Might not be more than a record of what I’m doing every day but I think I need somewhere to keep this stuff, so I’ve set up a new category on here called ‘derby hurts’. It might be handy for other ailing roller derby people when they break their ankles. I know I was googling madly as soon as it happened.
On the way to the loo this morning I did a little bit of something. It’s really hard when you’re used to doing exercise to suddenly do nothing.
10 wall press ups
10 one-legged squats
10 backwards leg raising glute thingies (I’m sure they have a name)
I’m going to try and do some more this afternoon. It’ll be easier when I’ve had the bones pinned back together but in the meantime these were just to keep me from going insane. And they were bloody hard work.
Can’t believe I passed mins, was all set for tryouts for the B team, was working SO hard on fitness and skills and this happened. Stupid ankle.
Anyway here are my exciting things for today. When I say exciting, I mean they’re what we call Derby Exciting around here (which is the best kind), as opposed to Normal Exciting (you know like kittens and flowers and a new series of something exciting on television).
Thing one: KNEE SCOOTERS. Who knew. Look at this. Once I’m post-op, and have my proper cast on, I can scootle around with a little basket and go to the shops and buy stuff. Or at least make dinner and do something constructive.
Thing two: Tell the derby world you’ve broken yourself and you make a whole new gang of friends who’re in the same boat. It’s like a secret club.
Thing three: I had a shower. GO ME. I am clean and shiny and smell of butterflies and happy things. Previous to this I smelled of hospitals and manky old shoes and grub.
In the interests of making this a fully rounded roller derby blog, I’m currently undertaking some research into dislocated and broken ankles. This research has so far been conducted from the floor of our training hall (not that comfortable), from an ambulance (well, hello morphine, it’s lovely to meet you) and from a hospital bed.
What nobody mentions about derby injuries is that you’re more than likely going to end up on the orthopaedic ward of the hospital alongside lots of elderly ladies with broken hips. Turns out elderly ladies don’t much like having broken hips, and will spend many hours each day trying to escape from bed, shouting crossly at the nurses that they’ve had enough of this and want to go home, and in one case screaming blue murder and throwing custard as a protest.

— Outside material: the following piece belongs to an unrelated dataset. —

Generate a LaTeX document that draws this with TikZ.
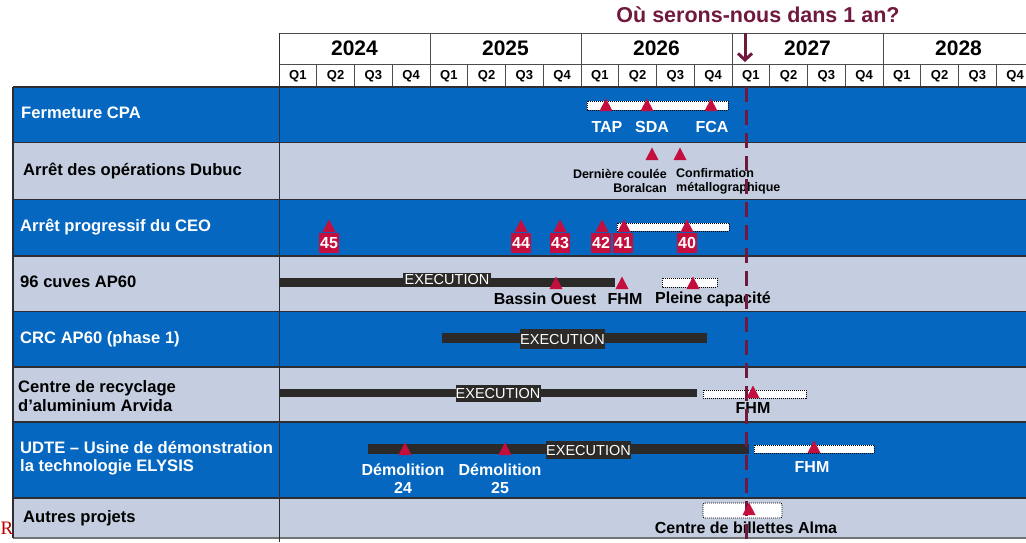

And we have the reputation as derby girls? I sat peacefully in bed drinking cups of tea and taking all the good drugs.
So what happened? Well, we were in training. I wasn’t even skating, I was chatting to a friend and turned around to talk to the coach and my legs just sort of tangled up and floomp I was falling and I never, ever want to hear that crack again. I knew straight away that it was broken. Everyone was amazing. My lovely Irn Bru’ises came to hospital in the ambulance with my derby wife Cali Floor’Ya following by car. They kept my spirits up (a lot easier to keep your spirits up when you’re on major pain relief) and held my hand whilst I waited to be examined. Then they held me down whilst the doctor put my ankle back in place (I’d take childbirth over a broken ankle any day, and one of my four was over 9lb and born at home).
Next day I was back to the fracture clinic where the consultant told me I’d made a pretty good job of breaking my ankle – two breaks and a dislocation. And they can’t operate yet because they have to wait for the swelling to go down, so I’m home now and on bed rest with my foot raised until the end of the week.
I was going to write more but codeine has made my brain go all fizzly. So I’ll keep you posted. Ow.